Transforms are the mechanism by which raw tabular data is shaped into more useful forms. Instead of altering the original files or datasets, transforms provide a structured way to filter, join, aggregate, or enrich data while preserving lineage and reproducibility. This ensures that collections remain authoritative sources of truth, while still enabling flexibility for analysis and presentation.
Transforms can be thought of as “recipes” that describe how data should be processed. They can be applied to individual items, combined across collections, and reused as building blocks for further work.
Principles
A good transformation system should:
- Preserve original data – transformations are non-destructive and leave source files and metadata untouched.
- Be composable – multiple steps can be chained together, with each step building on the output of the previous one.
- Remain transparent – each stage is visible to users, with a clear understanding of what operations were performed.
- Carry meaning forward – column definitions and data elements propagate through the pipeline, so context is not lost when data is reshaped.
- Support error handling – when operations fail or produce conflicts, the system surfaces them in a way that helps users correct problems without guesswork.
How Transforms Work
At a high level, transforms operate on tabular data sources using a set of well-defined steps. Common operations include:
- Filtering – limiting rows based on conditions.
- Selecting – narrowing focus to relevant columns.
- Joining – combining multiple datasets on shared keys.
- Aggregating – summarizing rows into totals, averages, or grouped values.
- Enriching – adding new values from reference functions or libraries.
- Reshaping – renaming, re-ordering, or pivoting data for easier use downstream.
Each step is independent and reversible, allowing users to experiment with different views without fear of breaking the original data.
The Dataview
Delfini implements data transforms through the concept of a dataview.
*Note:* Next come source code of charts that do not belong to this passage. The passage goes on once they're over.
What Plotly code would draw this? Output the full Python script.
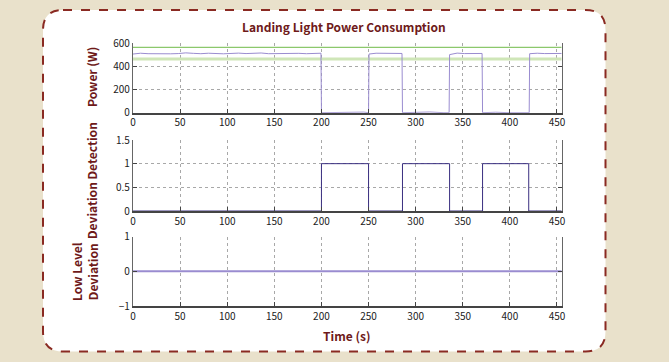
import plotly.graph_objects as go

# ---------------- data ----------------
time_s = [0, 8, 16, 24, 32, 40, 48, 56, 64, 72, 80, 88, 96, 104, 112, 120, 128, 136, 144,
          152, 160, 168, 176, 184, 192, 199.5, 200, 215, 230, 245, 250, 250.5, 258, 266,
          274, 282, 285.5, 286, 300, 315, 330, 335.5, 336, 344, 352, 360, 368, 370.5,
          371, 385, 400, 415, 420.5, 421, 429, 437, 445, 455]
power_w = [505, 512, 508, 506, 510, 507, 509, 515, 511, 508, 512, 509, 507, 510, 513, 509,
           511, 514, 508, 510, 512, 509, 511, 508, 510, 512, 0, 3, 0, 5, 0, 505, 512, 510,
           508, 511, 510, 0, 2, 6, 0, 0, 500, 513, 509, 511, 512, 510, 0, 4, 0, 3, 0, 508,
           512, 509, 511, 510]
upper_limit_w = 562
lower_limit_w = 462

dev_t = [0, 200, 250, 286, 336, 371, 420, 455]
dev_v = [0, 1, 0, 1, 0, 1, 0, 0]

low_t = [0, 455]
low_v = [0, 0]

x_ticks = [0, 50, 100, 150, 200, 250, 300, 350, 400, 450]
p_ticks = [0, 200, 400, 600]
d_ticks = [0, 0.5, 1, 1.5]
d_tick_labels = ["0", "0.5", "1", "1.5"]
l_ticks = [-1, 0, 1]

# ---------------- figure ----------------
W, H = 669, 362
def px(x): return x / W
def py(y): return 1 - y / H

RED = "#6e1a1a"
TFONT = "Noto Sans CJK SC, Liberation Sans, sans-serif"
NFONT = "Noto Sans CJK SC, Liberation Sans, sans-serif"

fig = go.Figure()
fig.add_trace(go.Scatter(x=[0, 455], y=[lower_limit_w] * 2, mode="lines",
                         line=dict(color="#cfe6b8", width=3), xaxis="x", yaxis="y", hoverinfo="skip"))
fig.add_trace(go.Scatter(x=[0, 455], y=[upper_limit_w] * 2, mode="lines",
                         line=dict(color="#8cc86c", width=1.3), xaxis="x", yaxis="y", hoverinfo="skip"))
fig.add_trace(go.Scatter(x=time_s, y=power_w, mode="lines",
                         line=dict(color="#9a8cd0", width=1), xaxis="x", yaxis="y"))
fig.add_trace(go.Scatter(x=dev_t, y=dev_v, mode="lines", line_shape="hv",
                         line=dict(color="#3a2f80", width=1), xaxis="x2", yaxis="y2"))
fig.add_trace(go.Scatter(x=low_t, y=low_v, mode="lines",
                         line=dict(color="#9a8cd0", width=2), xaxis="x3", yaxis="y3"))

xdom = [px(133), px(561.7)]
doms = [[py(112.7), py(43)], [py(211), py(140)], [py(306), py(236.7)]]

def xax(anchor):
    return dict(domain=xdom, anchor=anchor, range=[0, 455], tickvals=x_ticks, automargin=False,
                ticks="inside", ticklen=4, tickcolor="#444", showline=True, linecolor="#444",
                linewidth=1.5, mirror=False, showgrid=True, gridcolor="#a8a8a8", griddash="dot",
                gridwidth=1, zeroline=False, tickfont=dict(family=NFONT, size=10, color="#222"),
                fixedrange=True)

def yax(anchor, dom, rng, tv, tt=None):
    d = dict(domain=dom, anchor=anchor, range=rng, tickvals=tv, ticks="inside", ticklen=4,
             automargin=False,
             tickcolor="#444", showline=True, linecolor="#666", linewidth=1.2, mirror="ticks",
             showgrid=True, gridcolor="#a8a8a8", griddash="dot", gridwidth=1, zeroline=False,
             tickfont=dict(family=NFONT, size=10, color="#222"), fixedrange=True)
    if tt:
        d["ticktext"] = tt
    return d

# rounded dashed box
x0, x1, y0, y1 = px(43), px(605.5), py(10), py(351.5)
rx, ry = 20 / W, 20 / H
path = (f"M {x0+rx},{y0} L {x1-rx},{y0} Q {x1},{y0} {x1},{y0-ry} "
        f"L {x1},{y1+ry} Q {x1},{y1} {x1-rx},{y1} L {x0+rx},{y1} Q {x0},{y1} {x0},{y1+ry} "
        f"L {x0},{y0-ry} Q {x0},{y0} {x0+rx},{y0} Z")

fig.update_layout(
    width=W, height=H, margin=dict(l=0, r=0, t=0, b=0, autoexpand=False),
    paper_bgcolor="#e9e1cb", plot_bgcolor="white", showlegend=False,
    xaxis=xax("y"), yaxis=yax("x", doms[0], [0, 600], p_ticks),
    xaxis2=xax("y2"), yaxis2=yax("x2", doms[1], [0, 1.5], d_ticks, d_tick_labels),
    xaxis3=xax("y3"), yaxis3=yax("x3", doms[2], [-1, 1], l_ticks),
    shapes=[dict(type="path", path=path, xref="paper", yref="paper", layer="below",
                 fillcolor="white", line=dict(color="#8a2a22", width=2, dash="dash"))],
    annotations=[
        dict(text="<b>Landing Light Power Consumption</b>", x=px(343.5), y=py(26),
             xref="paper", yref="paper", showarrow=False, xanchor="center", yanchor="middle",
             font=dict(family=TFONT, size=12, color=RED)),
        dict(text="<b>Time (s)</b>", x=px(346), y=py(335), xref="paper", yref="paper",
             showarrow=False, xanchor="center", yanchor="middle",
             font=dict(family=TFONT, size=12, color=RED)),
        dict(text="<b>Power (W)</b>", x=px(91), y=py(77), xref="paper", yref="paper",
             showarrow=False, textangle=-90, xanchor="center", yanchor="middle",
             font=dict(family=TFONT, size=12, color=RED)),
        dict(text="<b>Deviation Detection</b>", x=px(91), y=py(181), xref="paper", yref="paper",
             showarrow=False, textangle=-90, xanchor="center", yanchor="middle",
             font=dict(family=TFONT, size=12, color=RED)),
        dict(text="<b>Low Level<br>Deviation</b>", x=px(84), y=py(272), xref="paper", yref="paper",
             showarrow=False, textangle=-90, xanchor="center", yanchor="middle",
             font=dict(family=TFONT, size=12, color=RED)),
    ],
)

fig.write_html("out.html", config={"displayModeBar": False},
               post_script="document.body.style.margin='0';document.body.style.background='#e9e1cb';")
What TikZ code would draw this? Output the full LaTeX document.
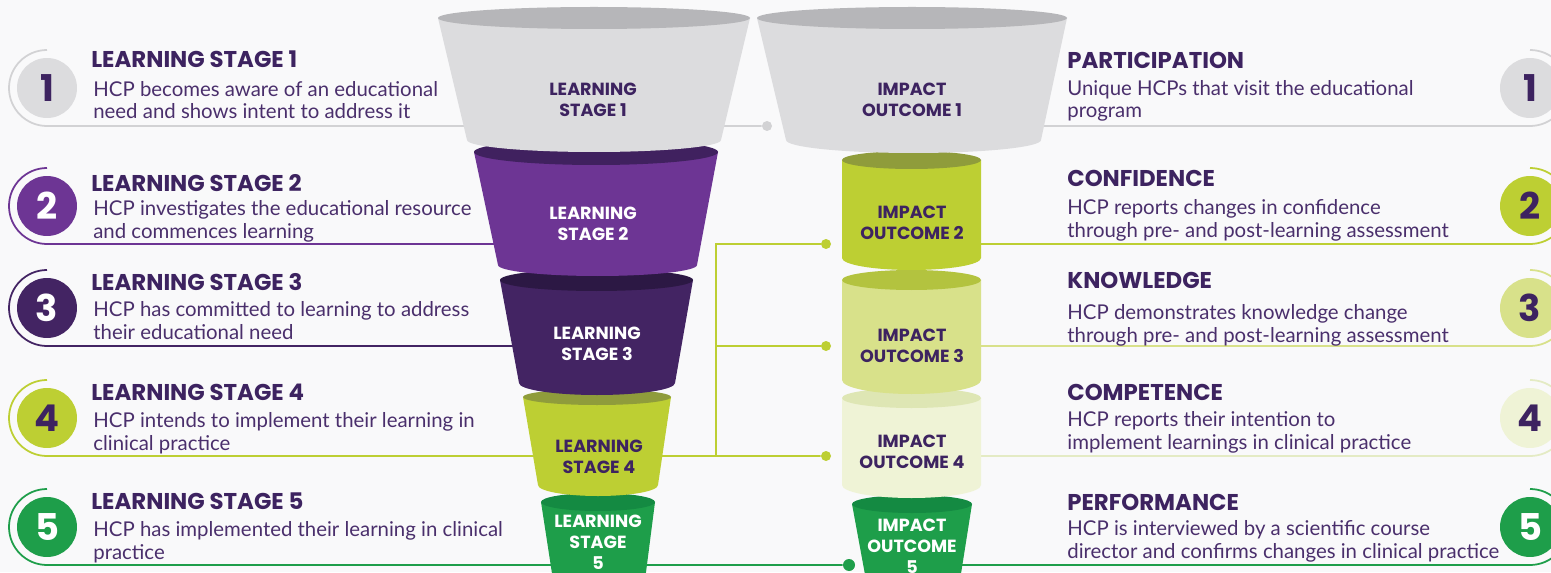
\documentclass[tikz,border=0pt]{standalone}
\usepackage{fontspec}
\setmainfont{Lato}
\newfontfamily\headfont{Poppins}
\usetikzlibrary{positioning}

\definecolor{ink}{HTML}{3D2360}
\definecolor{inksoft}{HTML}{4A2F6C}
\definecolor{paper}{HTML}{F9F9FA}
\definecolor{greyfun}{HTML}{DCDCDE}
\definecolor{greyrim}{HTML}{B6B6B9}
\definecolor{greyline}{HTML}{D2D2D4}
\definecolor{purplefun}{HTML}{6D3594}
\definecolor{purplerim}{HTML}{40215F}
\definecolor{deepfun}{HTML}{432463}
\definecolor{deeprim}{HTML}{2C1844}
\definecolor{limefun}{HTML}{BDCF33}
\definecolor{limerim}{HTML}{8F9C3B}
\definecolor{softfun}{HTML}{D8E18A}
\definecolor{softrim}{HTML}{B3C33F}
\definecolor{palefun}{HTML}{EFF3D6}
\definecolor{palerim}{HTML}{DEE6B4}
\definecolor{paleline}{HTML}{E4EBC4}
\definecolor{greenfun}{HTML}{1E9E4A}
\definecolor{greenrim}{HTML}{148A42}

\begin{document}
\begin{tikzpicture}[
    x=0.02cm, y=0.02cm,
    % Clean styles
    numdisc/.style={
        circle,
        minimum size=1.2cm,
        inner sep=0pt,
        font=\headfont\bfseries\fontsize{21}{21}\selectfont
    },
    heading/.style={
        anchor=base west,
        inner sep=0pt,
        text=ink,
        font=\headfont\bfseries\fontsize{13}{15}\selectfont
    },
    desc/.style={
        anchor=base west,
        inner sep=0pt,
        align=left,
        text=inksoft,
        font=\fontsize{11.6}{13}\selectfont
    },
    cuplabel/.style={
        align=center,
        inner sep=0pt,
        font=\headfont\bfseries\fontsize{10}{12}\selectfont
    },
    link/.style={
        line width=1pt
    },
    dot/.style={
        circle,
        minimum size=0.2cm,
        inner sep=0pt
    }
]

\clip (0,0) rectangle (1551,572);
\fill[paper] (0,0) rectangle (1551,572);

% === Number discs ===
\node[numdisc, fill=greyfun, text=ink] (numL1) at (47,484) {1};
\node[numdisc, fill=purplefun, text=white] (numL2) at (47,366) {2};
\node[numdisc, fill=deepfun, text=white] (numL3) at (47,264) {3};
\node[numdisc, fill=limefun, text=ink] (numL4) at (47,154) {4};
\node[numdisc, fill=greenfun, text=white] (numL5) at (47,45) {5};

\node[numdisc, fill=greyfun, text=ink] (numR1) at (1530,484) {1};
\node[numdisc, fill=limefun, text=ink] (numR2) at (1530,366) {2};
\node[numdisc, fill=softfun, text=ink] (numR3) at (1530,264) {3};
\node[numdisc, fill=palefun, text=ink] (numR4) at (1530,154) {4};
\node[numdisc, fill=greenfun, text=white] (numR5) at (1530,45) {5};

% === Dots and joints ===
\node[dot, fill=greyline] (dot1) at (767,446) {};
\node[dot, fill=limefun] (dot2) at (826,328) {};
\node[dot, fill=limefun] (dot3) at (826,226) {};
\node[dot, fill=limefun] (dot4) at (826,116) {};
\node[dot, fill=greenfun, minimum size=0.24cm] (dot5) at (849,7) {};

\coordinate (bend2) at (716,328);
\coordinate (bend3) at (716,226);
\coordinate (bend4) at (716,116);
\coordinate (fL2) at (594,328);
\coordinate (fL3) at (596,226);
\coordinate (fR1) at (912,446);
\coordinate (fR2) at (912,328);
\coordinate (fR3) at (912,226);
\coordinate (fR4) at (912,116);
\coordinate (fR5) at (912,7);

% === Underlines ===
\draw[link, greyline] (dot1) -- (numL1.center |- dot1) arc[start angle=270, end angle=90, radius=38];
\draw[link, purplefun] (fL2) -- (numL2.center |- fL2) arc[start angle=270, end angle=90, radius=38];
\draw[link, deepfun] (fL3) -- (numL3.center |- fL3) arc[start angle=270, end angle=90, radius=38];
\draw[link, limefun] (dot4) -- (numL4.center |- dot4) arc[start angle=270, end angle=90, radius=38];
\draw[link, greenfun] (dot5) -- (numL5.center |- dot5) arc[start angle=270, end angle=90, radius=38];

\draw[link, greyline] (fR1) -- (numR1.center |- fR1) arc[start angle=-90, end angle=90, radius=38];
\draw[link, limefun] (fR2) -- (numR2.center |- fR2) arc[start angle=-90, end angle=90, radius=38];
\draw[link, softfun] (fR3) -- (numR3.center |- fR3) arc[start angle=-90, end angle=90, radius=38];
\draw[link, paleline] (fR4) -- (numR4.center |- fR4) arc[start angle=-90, end angle=90, radius=38];
\draw[link, greenfun] (fR5) -- (numR5.center |- fR5) arc[start angle=-90, end angle=90, radius=38];

% === Middle connector ===
\draw[link, limefun] (dot2) -- (bend2) -- (bend4);
\draw[link, limefun] (bend3) -- (dot3);

% === Learning funnel (bottom up) ===
\fill[greenfun] (541,70) -- (553,-8) arc[start angle=180, end angle=360, x radius=46, y radius=8] -- (655,70) -- cycle;
\fill[greenrim] (598,70) ellipse[x radius=57, y radius=9];
\fill[limefun] (523,175) -- (538,87) arc[start angle=180, end angle=360, x radius=60, y radius=11] -- (671,175) -- cycle;
\fill[limerim] (597,175) ellipse[x radius=74, y radius=8];
\fill[deepfun] (500,292) -- (519,189) arc[start angle=180, end angle=360, x radius=78, y radius=12] -- (693,292) -- cycle;
\fill[deeprim] (596.5,292) ellipse[x radius=96.5, y radius=11];
\fill[purplefun] (474,420) -- (498,307) arc[start angle=180, end angle=360, x radius=99.5, y radius=11] -- (718,420) -- cycle;
\fill[purplerim] (596,420) ellipse[x radius=122, y radius=13];
\fill[greyfun] (438,554) -- (467,432) arc[start angle=180, end angle=360, x radius=127, y radius=12] -- (750,554) -- cycle;
\fill[greyrim] (594,554) ellipse[x radius=156, y radius=11];

% === Impact funnel (bottom up) ===
\fill[greenfun] (852,68) -- (866,-8) arc[start angle=180, end angle=360, x radius=47, y radius=8] -- (972,68) -- cycle;
\fill[greenrim] (912,68) ellipse[x radius=60, y radius=9];
\fill[palefun] (842,174) -- (842,87) arc[start angle=180, end angle=360, x radius=69.5, y radius=13] -- (981,174) -- cycle;
\fill[palerim] (911.5,174) ellipse[x radius=69.5, y radius=10];
\fill[softfun] (842,292) -- (842,192) arc[start angle=180, end angle=360, x radius=69.5, y radius=14] -- (981,292) -- cycle;
\fill[softrim] (911.5,292) ellipse[x radius=69.5, y radius=10];
\fill[limefun] (842,412) -- (842,314) arc[start angle=180, end angle=360, x radius=69.5, y radius=12] -- (981,412) -- cycle;
\fill[limerim] (911.5,412) ellipse[x radius=69.5, y radius=9];
\fill[greyfun] (757,554) -- (786,432) arc[start angle=180, end angle=360, x radius=127.5, y radius=13] -- (1067,554) -- cycle;
\fill[greyrim] (912,554) ellipse[x radius=155, y radius=11];

% === Funnel labels ===
\node[cuplabel, text=ink] (cupL1) at (593,472) {LEARNING\\STAGE 1};
\node[cuplabel, text=white] (cupL2) at (593,348) {LEARNING\\STAGE 2};
\node[cuplabel, text=white] (cupL3) at (597,228) {LEARNING\\STAGE 3};
\node[cuplabel, text=ink] (cupL4) at (599,115) {LEARNING\\STAGE 4};
\node[cuplabel, text=white] (cupL5) at (598,30) {LEARNING\\STAGE\\5};

\node[cuplabel, text=ink] (cupR1) at (912,472) {IMPACT\\OUTCOME 1};
\node[cuplabel, text=ink] (cupR2) at (912,349) {IMPACT\\OUTCOME 2};
\node[cuplabel, text=ink] (cupR3) at (912,226) {IMPACT\\OUTCOME 3};
\node[cuplabel, text=ink] (cupR4) at (912,120) {IMPACT\\OUTCOME 4};
\node[cuplabel, text=white] (cupR5) at (912,26) {IMPACT\\OUTCOME\\5};

% === Left texts ===
\node[heading] (headL1) at (91,504) {LEARNING STAGE 1};
\node[desc] (descL1) at (93,453) {HCP becomes aware of an educational\\need and shows intent to address it};
\node[heading] (headL2) at (91,380) {LEARNING STAGE 2};
\node[desc] (descL2) at (93,334) {HCP investigates the educational resource\\and commences learning};
\node[heading] (headL3) at (91,282) {LEARNING STAGE 3};
\node[desc] (descL3) at (93,233) {HCP has committed to learning to address\\their educational need};
\node[heading] (headL4) at (91,172) {LEARNING STAGE 4};
\node[desc] (descL4) at (93,122) {HCP intends to implement their learning in\\clinical practice};
\node[heading] (headL5) at (91,63) {LEARNING STAGE 5};
\node[desc] (descL5) at (93,13) {HCP has implemented their learning in clinical\\practice};

% === Right texts ===
\node[heading] (headR1) at (1067,503) {PARTICIPATION};
\node[desc] (descR1) at (1067,454) {Unique HCPs that visit the educational\\program};
\node[heading] (headR2) at (1067,385) {CONFIDENCE};
\node[desc] (descR2) at (1067,335) {HCP reports changes in confidence\\through pre- and post-learning assessment};
\node[heading] (headR3) at (1067,284) {KNOWLEDGE};
\node[desc] (descR3) at (1067,230) {HCP demonstrates knowledge change\\through pre- and post-learning assessment};
\node[heading] (headR4) at (1067,172) {COMPETENCE};
\node[desc] (descR4) at (1067,123) {HCP reports their intention to\\implement learnings in clinical practice};
\node[heading] (headR5) at (1067,62) {PERFORMANCE};
\node[desc] (descR5) at (1067,14) {HCP is interviewed by a scientific course\\director and confirms changes in clinical practice};

\end{tikzpicture}
\end{document}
A dataview represents a transformed version of one or more datasets, and is defined by a sequence of transformation steps. Dataviews are data items in Delfini just like uploaded or linked data, and they update automatically when their definition or source data is updated.
By combining sources and applying transformations, dataviews allow users to isolate the exact slice of data they need, while still keeping the full provenance of how it was created. In this way, transforms act as both a workflow and a record of intent: they show not only the final output but also the path taken to get there.
Why It Matters
Consistent, transparent transformations make it easier to:
- Reproduce analyses across teams and projects.
- Maintain confidence in the validity of shared results.
- Explore new perspectives on the same underlying data.
Transforms provide the connective tissue between raw information and meaningful insight — without sacrificing accuracy, traceability, or collaboration.